In Federalist 2, John Jay writes, “That, being convened from different parts of the country, they brought with them and communicated to each other a variety of useful information. That, in the course of the time they passed together in inquiring into and discussing the true interests of their country, they must have acquired very accurate knowledge on that head. That they were individually interested in the public liberty and prosperity, and therefore that it was not less their inclination than their duty to recommend only such measures as, after the most mature deliberation, they really thought prudent and advisable.” In this quote, many themes of identity and shared experiences are explored, summarizing the main argument of the article. Jay states that due to facing many of the same experiences, heartaches, and wars, colonists are truly more similar than dissimilar. Federalist Paper 2 came as a counter argument against those who said that people from different colonies were too different to be united under the same country. Jay countered this claim by expressing that with patriotism and interest in liberty, no citizen was too different to be included in the nation. If one uses these same sentiments of inclusion and citizenship based on shared interest, Federalist Paper 2 could be read as support for open immigration.
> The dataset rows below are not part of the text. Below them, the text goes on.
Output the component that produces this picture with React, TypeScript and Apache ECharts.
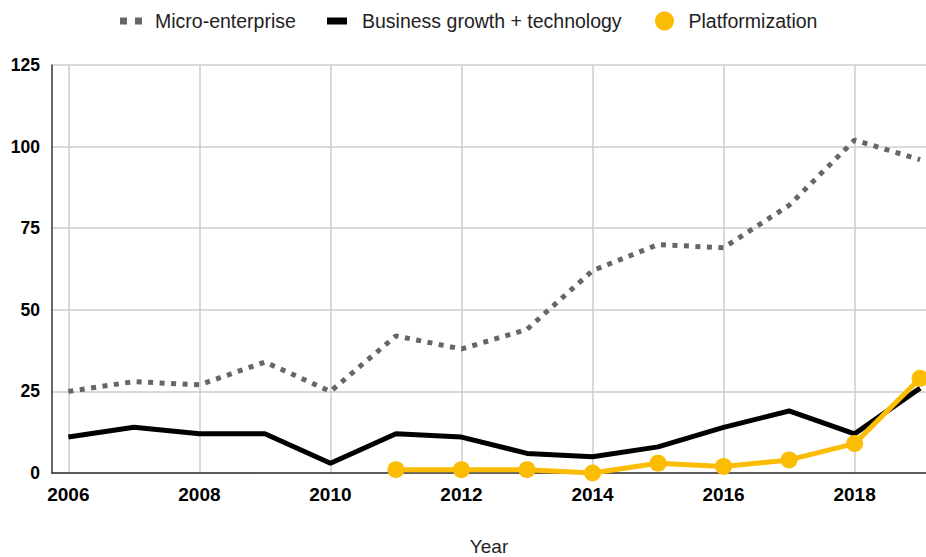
import React, { useEffect, useRef } from "react";
import * as echarts from "echarts";

const years = [2006, 2007, 2008, 2009, 2010, 2011, 2012, 2013, 2014, 2015, 2016, 2017, 2018, 2019];
const microEnterprise = [25, 28, 27, 34, 25, 42, 38, 44, 62, 70, 69, 82, 102, 96];
const businessGrowth = [11, 14, 12, 12, 3, 12, 11, 6, 5, 8, 14, 19, 12, 26];
const platformYears = [2011, 2012, 2013, 2014, 2015, 2016, 2017, 2018, 2019];
const platformization = [1, 1, 1, 0, 3, 2, 4, 9, 29];
const xTicks = [2006, 2008, 2010, 2012, 2014, 2016, 2018];
const yTicks = [0, 25, 50, 75, 100, 125];

const FONT = "'Liberation Sans', Arial, sans-serif";

export default function App() {
  const ref = useRef<HTMLDivElement>(null);
  useEffect(() => {
    if (!ref.current) return;
    const chart = echarts.init(ref.current, null, { renderer: "svg" });
    const pair = (xs: number[], ys: number[]) => xs.map((x, i) => [x, ys[i]]);
    const legendText = { fontFamily: FONT, fontSize: 19.5, color: "#222" };
    chart.setOption({
      animation: false,
      backgroundColor: "#fff",
      textStyle: { fontFamily: FONT },
      legend: [
        {
          data: [{ name: "Micro-enterprise", icon: "path://M0,0h7v7h-7z M15,0h7v7h-7z" }],
          left: 120, top: 11, padding: 0, itemWidth: 22, itemHeight: 7,
          textStyle: { ...legendText, padding: [0, 0, 0, 8] },
        },
        {
          data: [{ name: "Business growth + technology", icon: "rect" }],
          left: 327, top: 11, padding: 0, itemWidth: 20, itemHeight: 7,
          textStyle: { ...legendText, padding: [0, 0, 0, 10] },
        },
        {
          data: [{ name: "Platformization", icon: "circle" }],
          left: 655, top: 11, padding: 0, itemWidth: 20, itemHeight: 19,
          textStyle: { ...legendText, padding: [0, 0, 0, 9] },
        },
      ],
      grid: { left: 52, right: 0, top: 65, bottom: 84, containLabel: false, outerBoundsMode: "none" },
      xAxis: {
        type: "value",
        min: 2005.75,
        max: 2019.09,
        name: "Year",
        nameLocation: "middle",
        nameGap: 64,
        nameTextStyle: { fontFamily: FONT, fontSize: 19, color: "#222" },
        axisLine: { show: true, lineStyle: { color: "#333", width: 1.5 } },
        axisTick: { show: false, customValues: xTicks },
        axisLabel: {
          customValues: xTicks,
          formatter: (v: number) => String(v),
          fontFamily: FONT, fontSize: 19, fontWeight: "bold", color: "#000", margin: 12,
        },
        splitLine: { show: true, lineStyle: { color: "#ccc", width: 1.5 } },
      },
      yAxis: {
        type: "value",
        min: 0,
        max: 125,
        interval: 25,
        axisLine: { show: true, lineStyle: { color: "#333", width: 1.5 } },
        axisTick: { show: false },
        axisLabel: {
          formatter: (v: number) => (yTicks.includes(v) ? String(v) : ""),
          fontFamily: FONT, fontSize: 17.5, fontWeight: "bold", color: "#000", margin: 12,
        },
        splitLine: { show: true, lineStyle: { color: "#ccc", width: 1.5 } },
      },
      series: [
        {
          name: "Micro-enterprise",
          type: "line",
          data: pair(years, microEnterprise),
          symbol: "none",
          color: "#666",
          lineStyle: { color: "#666", width: 5, type: [5, 6.5], cap: "butt" },
        },
        {
          name: "Business growth + technology",
          type: "line",
          data: pair(years, businessGrowth),
          symbol: "none",
          color: "#000",
          lineStyle: { color: "#000", width: 5 },
        },
        {
          name: "Platformization",
          type: "line",
          data: pair(platformYears, platformization),
          symbol: "circle",
          symbolSize: 17,
          color: "#fbbc04",
          itemStyle: { color: "#fbbc04" },
          lineStyle: { color: "#fbbc04", width: 5 },
          clip: false,
        },
      ],
    });
    return () => chart.dispose();
  }, []);
  return (
    <div
      ref={ref}
      style={{ position: "absolute", left: 0, top: 0, width: 926, height: 557 }}
    />
  );
}
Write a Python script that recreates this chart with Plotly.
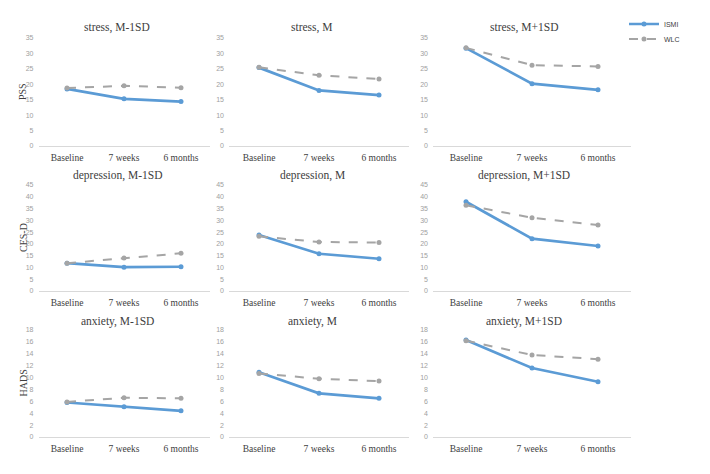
import plotly.graph_objects as go

# the page body adds an 8px margin, so the figure is laid out in shifted pixels
OFF = 8
W, H = 710 - OFF, 474 - OFF

timepoints = ['Baseline', '7 weeks', '6 months']
levels = ['M-1SD', 'M', 'M+1SD']
outcomes = ['stress', 'depression', 'anxiety']
scale_names = ['PSS', 'CES-D', 'HADS']

# ISMI (intervention) values per outcome, per moderator level
ismi_stress = [[18.5, 15.3, 14.4], [25.4, 18.0, 16.5], [31.7, 20.2, 18.2]]
ismi_depression = [[11.8, 10.1, 10.3], [23.8, 15.8, 13.7], [37.9, 22.2, 19.1]]
ismi_anxiety = [[5.8, 5.1, 4.4], [10.9, 7.35, 6.5], [16.3, 11.6, 9.3]]

# WLC (wait-list control) values
wlc_stress = [[18.8, 19.5, 18.9], [25.5, 22.9, 21.7], [31.8, 26.2, 25.8]]
wlc_depression = [[11.8, 14.0, 16.0], [23.2, 20.8, 20.6], [36.4, 31.1, 28.0]]
wlc_anxiety = [[5.9, 6.6, 6.5], [10.7, 9.8, 9.4], [16.2, 13.8, 13.1]]

y_max = [35, 45, 18]
y_step = [5, 5, 2]

ismi = [ismi_stress, ismi_depression, ismi_anxiety]
wlc = [wlc_stress, wlc_depression, wlc_anxiety]

# pixel layout of the 3x3 grid (left, right) and (top, bottom), page coords
col_px = [(38.5, 209.5), (229, 409), (433, 631)]
row_px = [(38, 146), (185, 291), (330, 437)]
title_x = [117, 312, 524]
title_y = [28, 175, 321]


def px(p):
    return (p - OFF) / W


def py(p):
    return 1 - (p - OFF) / H


serif = 'Liberation Serif'
fig = go.Figure()

for r in range(3):
    for c in range(3):
        k = r * 3 + c + 1
        sfx = '' if k == 1 else str(k)
        fig.add_trace(go.Scatter(
            x=timepoints, y=ismi[r][c], mode='lines+markers', name='ISMI',
            line=dict(color='#5b9bd5', width=2.7),
            marker=dict(size=5, color='#5b9bd5'),
            xaxis='x' + sfx, yaxis='y' + sfx, showlegend=(k == 1), legend='legend'))
        fig.add_trace(go.Scatter(
            x=timepoints, y=wlc[r][c], mode='lines+markers', name='WLC',
            line=dict(color='#a5a5a5', width=2, dash='dash'),
            marker=dict(size=5, color='#a5a5a5'),
            xaxis='x' + sfx, yaxis='y' + sfx, showlegend=(k == 1), legend='legend2'))

        x0, x1 = col_px[c]
        y0, y1 = row_px[r]
        fig.layout['xaxis' + sfx] = dict(
            domain=[px(x0), px(x1)], anchor='y' + sfx, range=[-0.5, 2.5],
            showline=True, linecolor='#d9d9d9', linewidth=1,
            showgrid=False, zeroline=False, ticks='', automargin=False,
            tickfont=dict(family=serif, size=9.5, color='#404040'),
            ticklabelstandoff=3, fixedrange=True)
        fig.layout['yaxis' + sfx] = dict(
            domain=[py(y1), py(y0)], anchor='x' + sfx,
            range=[0, y_max[r]], dtick=y_step[r], tick0=0,
            showline=False, showgrid=False, zeroline=False, ticks='', automargin=False,
            tickfont=dict(family='Liberation Sans', size=7, color='#a0a0a0'),
            ticklabelstandoff=4, fixedrange=True)

        fig.add_annotation(
            text=f'{outcomes[r]}, {levels[c]}', x=px(title_x[c]), y=py(title_y[r]),
            xref='paper', yref='paper', showarrow=False, xanchor='center', yanchor='middle',
            font=dict(family=serif, size=11.5, color='#404040'))

    fig.add_annotation(
        text=scale_names[r], textangle=-90,
        x=px(23), y=py((row_px[r][0] + row_px[r][1]) / 2),
        xref='paper', yref='paper', showarrow=False, xanchor='center', yanchor='middle',
        font=dict(family=serif, size=10, color='#404040'))

legend_style = dict(xanchor='left', yanchor='middle',
                    font=dict(family='Liberation Sans', size=7, color='#404040'),
                    bgcolor='rgba(0,0,0,0)', itemwidth=30)

fig.update_layout(
    width=W, height=H, margin=dict(l=0, r=0, t=0, b=0, autoexpand=False),
    paper_bgcolor='white', plot_bgcolor='white',
    legend=dict(x=px(624), y=py(24), **legend_style),
    legend2=dict(x=px(624), y=py(39), **legend_style),
)

fig.write_html('out.html')
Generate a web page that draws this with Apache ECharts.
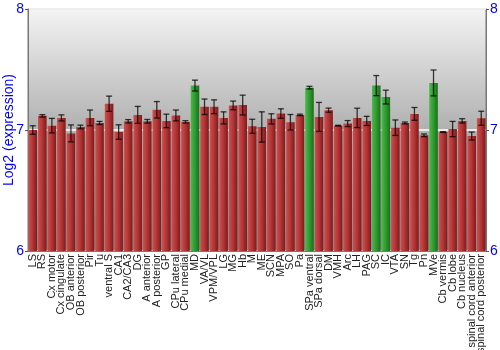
<!DOCTYPE html>
<html>
<head>
<meta charset="utf-8">
<script src="https://cdn.jsdelivr.net/npm/echarts@6/dist/echarts.min.js"></script>
<style>
  html, body { margin: 0; padding: 0; background: #fff; }
  #chart { width: 500px; height: 350px; }
</style>
</head>
<body>
<div id="chart"></div>
<script>
var regions = ['LS', 'RS', 'Cx motor', 'Cx cingulate', 'OB anterior', 'OB posterior', 'Pir', 'Tu',
  'ventral S', 'CA1', 'CA2/CA3', 'DG', 'A anterior', 'A posterior', 'GP', 'CPu lateral', 'CPu medial',
  'MD', 'VA/VL', 'VPM/VPL', 'LG', 'MG', 'Hb', 'M', 'ME', 'SCN', 'MPA', 'SO', 'Pa', 'SPa ventral',
  'SPa dorsal', 'DM', 'VMH', 'Arc', 'LH', 'PAG', 'SC', 'IC', 'VTA', 'SN', 'Tg', 'Pn', 'MVe',
  'Cb vermis', 'Cb lobe', 'Cb nucleus', 'spinal cord anterior', 'spinal cord posterior'];

var expression = [7.00, 7.117, 7.036, 7.10, 6.972, 7.025, 7.10, 7.058,
  7.217, 6.983, 7.072, 7.125, 7.072, 7.167, 7.075, 7.12, 7.067,
  7.367, 7.192, 7.192, 7.10, 7.203, 7.206, 7.031, 7.025, 7.092, 7.136, 7.064, 7.125, 7.35,
  7.108, 7.164, 7.036, 7.053, 7.10, 7.075, 7.367, 7.272, 7.019, 7.058, 7.133, 6.956, 7.389,
  6.983, 7.008, 7.075, 6.95, 7.097];

var stdErr = [0.035, 0.01, 0.06, 0.025, 0.07, 0.015, 0.065, 0.013,
  0.063, 0.06, 0.014, 0.07, 0.015, 0.068, 0.056, 0.045, 0.01,
  0.045, 0.064, 0.057, 0.05, 0.036, 0.082, 0.058, 0.125, 0.042, 0.039, 0.064, 0.006, 0.011,
  0.12, 0.017, 0.003, 0.025, 0.08, 0.038, 0.083, 0.057, 0.064, 0.008, 0.053, 0.011, 0.107,
  0.003, 0.063, 0.018, 0.033, 0.058];

var highlighted = ['MD', 'SPa ventral', 'SC', 'IC', 'MVe'];

var yTicks = { min: 6, max: 8, interval: 1 };

var redFill = new echarts.graphic.LinearGradient(0, 0, 1, 0, [
  { offset: 0, color: '#cc5050' },
  { offset: 0.5, color: '#b23434' },
  { offset: 1, color: '#7e1a1a' }
]);
var greenFill = new echarts.graphic.LinearGradient(0, 0, 1, 0, [
  { offset: 0, color: '#4cba4c' },
  { offset: 0.5, color: '#2f9a2f' },
  { offset: 1, color: '#1a6e1a' }
]);

var chart = echarts.init(document.getElementById('chart'));

var blueLabel = { color: '#0000ff', fontSize: 14, fontFamily: 'Liberation Sans' };

chart.setOption({
  animation: false,
  backgroundColor: '#fff',
  grid: {
    left: 28, right: 14, top: 9, bottom: 99,
    outerBoundsMode: 'none',
    containLabel: false,
    show: true,
    borderColor: '#777',
    borderWidth: 1,
    backgroundColor: new echarts.graphic.LinearGradient(0, 0, 0, 1, [
      { offset: 0, color: '#f4f4f4' },
      { offset: 0.5, color: '#b0b0b0' },
      { offset: 1, color: '#8a8a8a' }
    ])
  },
  xAxis: {
    type: 'category',
    data: regions,
    axisTick: { show: false },
    axisLine: { lineStyle: { color: '#777' } },
    axisLabel: {
      rotate: 90,
      interval: 0,
      margin: 3,
      color: '#222',
      fontSize: 11,
      fontFamily: 'Liberation Sans'
    }
  },
  yAxis: [
    {
      type: 'value',
      min: yTicks.min, max: yTicks.max, interval: yTicks.interval,
      name: 'Log2 (expression)',
      nameLocation: 'middle',
      nameGap: 12,
      nameMoveOverlap: false,
      nameTextStyle: blueLabel,
      axisLine: { show: true, lineStyle: { color: '#777' } },
      axisTick: { show: true, length: 3, lineStyle: { color: '#555' } },
      axisLabel: Object.assign({ margin: 4 }, blueLabel),
      splitLine: { show: true, lineStyle: { color: '#ffffff', width: 1.5 } }
    },
    {
      type: 'value',
      min: yTicks.min, max: yTicks.max, interval: yTicks.interval,
      position: 'right',
      axisLine: { show: true, lineStyle: { color: '#777' } },
      axisTick: { show: true, length: 3, lineStyle: { color: '#555' } },
      axisLabel: Object.assign({ margin: 4 }, blueLabel),
      splitLine: { show: false }
    }
  ],
  series: [
    {
      type: 'bar',
      barCategoryGap: '10%',
      data: expression.map(function (v, i) {
        return {
          value: v,
          itemStyle: { color: highlighted.indexOf(regions[i]) >= 0 ? greenFill : redFill }
        };
      })
    },
    {
      type: 'custom',
      z: 5,
      data: expression.map(function (v, i) { return [i, v - stdErr[i], v + stdErr[i]]; }),
      renderItem: function (params, api) {
        var lo = api.coord([api.value(0), api.value(1)]);
        var hi = api.coord([api.value(0), api.value(2)]);
        var cap = 3;
        var style = { stroke: 'rgba(0,0,0,0.75)', lineWidth: 1.3 };
        return {
          type: 'group',
          children: [
            { type: 'line', shape: { x1: hi[0], y1: hi[1], x2: lo[0], y2: lo[1] }, style: style },
            { type: 'line', shape: { x1: hi[0] - cap, y1: hi[1], x2: hi[0] + cap, y2: hi[1] }, style: style },
            { type: 'line', shape: { x1: lo[0] - cap, y1: lo[1], x2: lo[0] + cap, y2: lo[1] }, style: style }
          ]
        };
      }
    }
  ]
});
</script>
</body>
</html>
By analyzing Federalist 2 through both arguments, it’s easy to see how ideas can be viewed differently based on how they’re framed. As seen through the Slate article and my own analysis, founding ideas and texts can be used to support policies, ideas, and believes on all ideological spectrums. How one views founding documents, however, potentially impacts how the citizen views the many political questions we face today. In this example, if someone views Federalist 2 as proof that there is an important American essence one can only gain from being born in this country, he or she might want strict policies against immigration. On the other hand, if someone views Federalist 2 as support for the belief that anyone can be an American by having patriotism and liberty, he or she might call for more inclusive immigration. Clearly, just like modern issues, historical texts can be viewed from multiple different angles.